** Start of Provided data **

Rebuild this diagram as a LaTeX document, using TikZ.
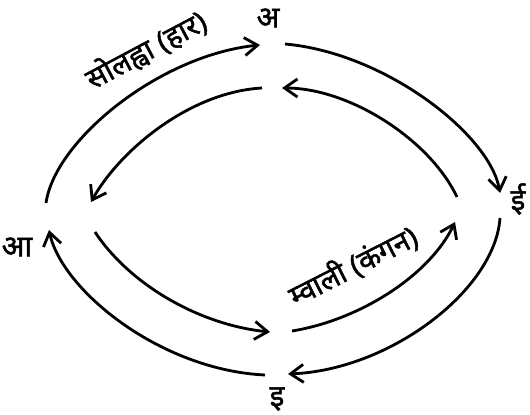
\documentclass[tikz,border=0pt]{standalone}
\usepackage{fontspec}
\newfontfamily\deva[Script=Devanagari, AutoFakeBold=1.5]{Noto Sans}
\usetikzlibrary{arrows.meta}

\begin{document}
\begin{tikzpicture}[
        x=0.02cm, y=-0.02cm,
        varna/.style={font=\deva\fontsize{17}{18}\selectfont\bfseries, inner sep=1pt},
        naam/.style={font=\deva\fontsize{16.5}{18}\selectfont\bfseries, inner sep=1pt},
        arc/.style={-{Straight Barb[length=2.6mm, width=3.6mm]}, line width=1.6pt}
    ]
        \useasboundingbox (0,0) rectangle (530,415);
        \node[varna] (va) at (268,18) {अ};
        \node[varna] (vaa) at (17,247) {आ};
        \node[varna] (vi) at (277,399) {इ};
        \node[varna] (vii) at (518,199) {ई};
        % outer ring
        \coordinate (p1) at (46,203);
        \coordinate (p2) at (260,45);
        \coordinate (p3) at (285,44);
        \coordinate (p4) at (500,193);
        \coordinate (p5) at (500,218);
        \coordinate (p6) at (288,374);
        \coordinate (p7) at (265,375);
        \coordinate (p8) at (49,230);
        \draw[arc] (p1) .. controls (55,140) and (160,55) .. (p2);
        \draw[arc] (p3) .. controls (386,53) and (490,135) .. (p4);
        \draw[arc] (p5) .. controls (495,290) and (390,370) .. (p6);
        \draw[arc] (p7) .. controls (160,370) and (62,290) .. (p8);
        % inner ring
        \coordinate (q1) at (457,197);
        \coordinate (q2) at (282,88);
        \coordinate (q3) at (262,88);
        \coordinate (q4) at (91,202);
        \coordinate (q5) at (95,232);
        \coordinate (q6) at (270,332);
        \coordinate (q7) at (292,331);
        \coordinate (q8) at (455,222);
        \draw[arc] (q1) .. controls (430,140) and (350,88) .. (q2);
        \draw[arc] (q3) .. controls (190,92) and (120,150) .. (q4);
        \draw[arc] (q5) .. controls (130,285) and (200,325) .. (q6);
        \draw[arc] (q7) .. controls (360,320) and (430,275) .. (q8);
        % names on the arcs
        \node[naam, rotate=28] (haar) at (146,50) {सोलह्वा (हार)};
        \node[naam, rotate=27] (kangan) at (353,266) {म्वाली (कंगन)};
\end{tikzpicture}
\end{document}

** End of Provided data **

# Instruction
Drop the images and repeat the data exactly.

# Exercise answer
Rebuild this diagram as a LaTeX document, using TikZ.
\documentclass[tikz,border=0pt]{standalone}
\usepackage{fontspec}
\newfontfamily\deva[Script=Devanagari, AutoFakeBold=1.5]{Noto Sans}
\usetikzlibrary{arrows.meta}

\begin{document}
\begin{tikzpicture}[
        x=0.02cm, y=-0.02cm,
        varna/.style={font=\deva\fontsize{17}{18}\selectfont\bfseries, inner sep=1pt},
        naam/.style={font=\deva\fontsize{16.5}{18}\selectfont\bfseries, inner sep=1pt},
        arc/.style={-{Straight Barb[length=2.6mm, width=3.6mm]}, line width=1.6pt}
    ]
        \useasboundingbox (0,0) rectangle (530,415);
        \node[varna] (va) at (268,18) {अ};
        \node[varna] (vaa) at (17,247) {आ};
        \node[varna] (vi) at (277,399) {इ};
        \node[varna] (vii) at (518,199) {ई};
        % outer ring
        \coordinate (p1) at (46,203);
        \coordinate (p2) at (260,45);
        \coordinate (p3) at (285,44);
        \coordinate (p4) at (500,193);
        \coordinate (p5) at (500,218);
        \coordinate (p6) at (288,374);
        \coordinate (p7) at (265,375);
        \coordinate (p8) at (49,230);
        \draw[arc] (p1) .. controls (55,140) and (160,55) .. (p2);
        \draw[arc] (p3) .. controls (386,53) and (490,135) .. (p4);
        \draw[arc] (p5) .. controls (495,290) and (390,370) .. (p6);
        \draw[arc] (p7) .. controls (160,370) and (62,290) .. (p8);
        % inner ring
        \coordinate (q1) at (457,197);
        \coordinate (q2) at (282,88);
        \coordinate (q3) at (262,88);
        \coordinate (q4) at (91,202);
        \coordinate (q5) at (95,232);
        \coordinate (q6) at (270,332);
        \coordinate (q7) at (292,331);
        \coordinate (q8) at (455,222);
        \draw[arc] (q1) .. controls (430,140) and (350,88) .. (q2);
        \draw[arc] (q3) .. controls (190,92) and (120,150) .. (q4);
        \draw[arc] (q5) .. controls (130,285) and (200,325) .. (q6);
        \draw[arc] (q7) .. controls (360,320) and (430,275) .. (q8);
        % names on the arcs
        \node[naam, rotate=28] (haar) at (146,50) {सोलह्वा (हार)};
        \node[naam, rotate=27] (kangan) at (353,266) {म्वाली (कंगन)};
\end{tikzpicture}
\end{document}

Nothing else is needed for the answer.